The city fathers of Augsburg also broke new ground with the drinking water supply. In 1416, they erected a special water tower next to the Red Gate which was still in use as late as the 19th century. Augsburg also played a pioneering role in social causes, as testified by the famous Fuggerei, a housing estate built by Jakob Fugger. Its terraced houses, which were built for impoverished citizens of the city between 1514 and 1523, still attract tourists from around the world to this day. Fugger’s initiative was an act of what we would now call corporate social responsibility. Not only did it help promote social equality, a vision that showed how astoundingly modern Fugger was in outlook, the homes were also good for his image and with that, his company.
From Augsburg to the whole wide world
There are plenty of other examples that highlight how Augsburg has provided rich soil for the seeds of innovation over the centuries. It’s therefore not surprising to also see a company like PATRIZIA undergo continuous development and evolve into a leading player in the European real estate market – not from an HQ building in Frankfurt, Berlin or London, but from this ‘little city’ on the Lech. The innovative spirit of Augsburg lives on.

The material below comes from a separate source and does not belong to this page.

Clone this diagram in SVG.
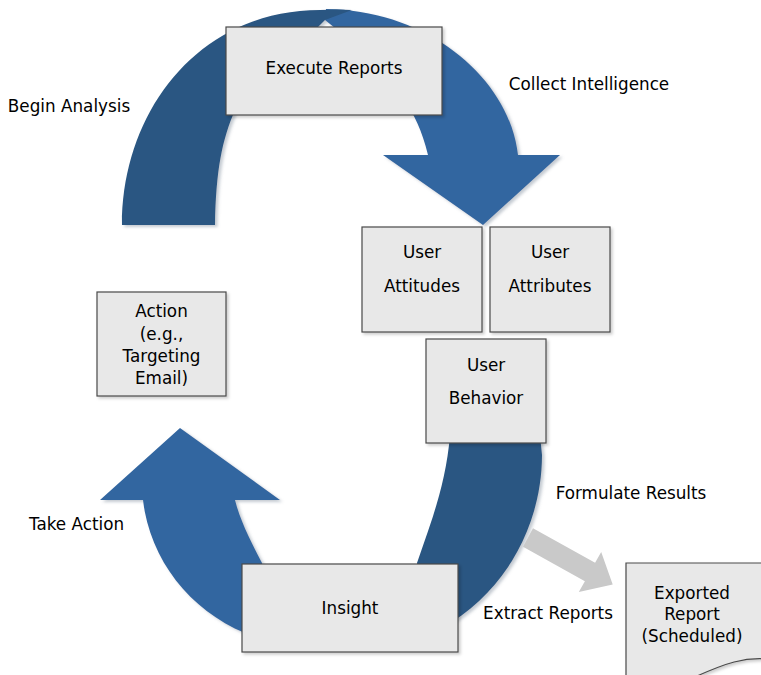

Another thing that the enterprises of today can learn from the past is that you have to continually tread new paths if you want to stand firm in your market. Not all of Augsburg’s innovations were destined to survive as long as its canal system, the Fuggerei or MAN, which incidentally now belongs to Volkswagen. For example, in the late 18th century, Schüle’s calico printing company got into deep water. And things were even more dire for Welser: in 1546, two of its representatives in Venezuela were murdered by colonial insurrectionists and in 1614, it’s once flourishing trading company went into administration.